Steel Mills

Nucor a Possible Investor in Bloom Lake Mine

Written by Sandy Williams

Nucor Corp. is reportedly one of the steel mill in talks with Cliffs Natural Resources over an investment plan for the Bloom Lake iron ore mine in Canada.

Cliffs CEO Lourenco Goncalves said in the company earning calls that Cliffs would seek three investors, to partner at 10 percent each, to develop Phase 2 of the iron ore mine. An infusion of approximately $1.2 billion is needed to boost production to 13.6 million tons and make the mine competitive.

“Bloom Lake Phase I is unprofitable largely due to pricing, but mainly because with just Phase I in operation, we lack sufficient volume to run across the mine assets,” said Goncalves.

The Bloom Lake segment lost $165 million in the first three quarters of 2014 with operating costs of $106.3 per ton in the third quarter.

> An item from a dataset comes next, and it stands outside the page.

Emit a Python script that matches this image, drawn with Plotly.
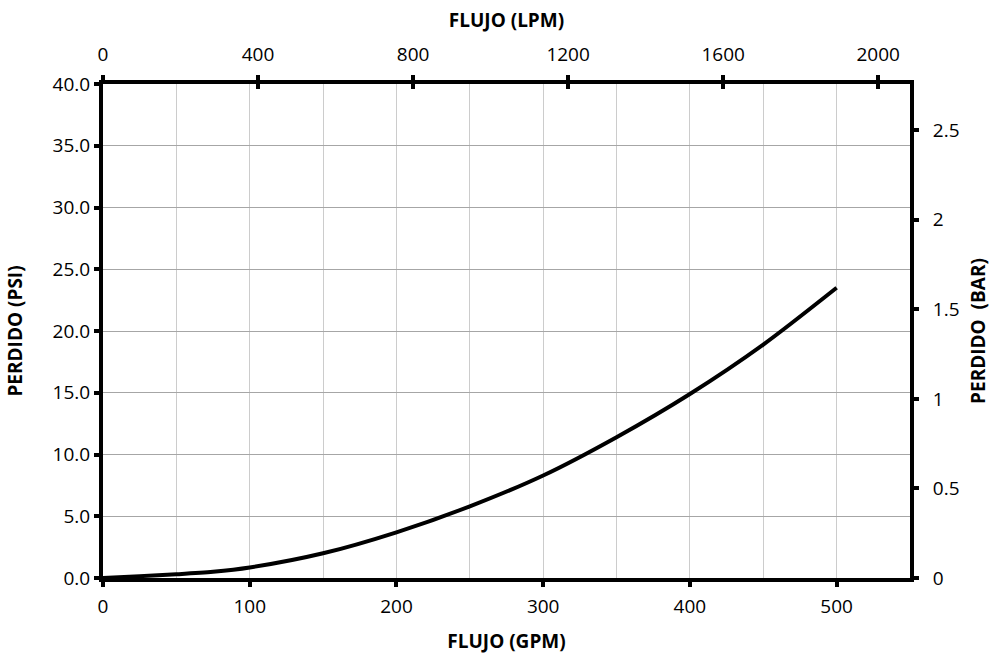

Goncalves said if a Phase 2 investment option falls through, “closure or other permanent option will be immediately considered.” “Simply put, we will not continue producing at Bloom Lake and selling at a loss in 2015 and beyond,” he said.

The mine produces a high quality 66 percent iron ore with low silica concentrate which is well suited for sophisticated blast furnaces and DRI pellets. Goncalves says increasing volume output of the mine would reduce cash cost to the low $50 per ton range.

Investors would participate in a long-term offtake arrangement for roughly 25 percent of the production for their own use.

Nucor CEO John Ferriola was asked during the earnings conference call if the company was thinking of moving into iron ore.

“We talked many times about Nucor’s long-standing practice of buying during the downturns,” responded Ferriola. “This is clearly a downturn for that asset and we — it’s given us new opportunities to take a look at. I’m not going to comment on anything specifically, but certainly we are looking at those opportunities.”

Steel Market Update asked a Nucor media representative for a comment but none was available by the time of publication.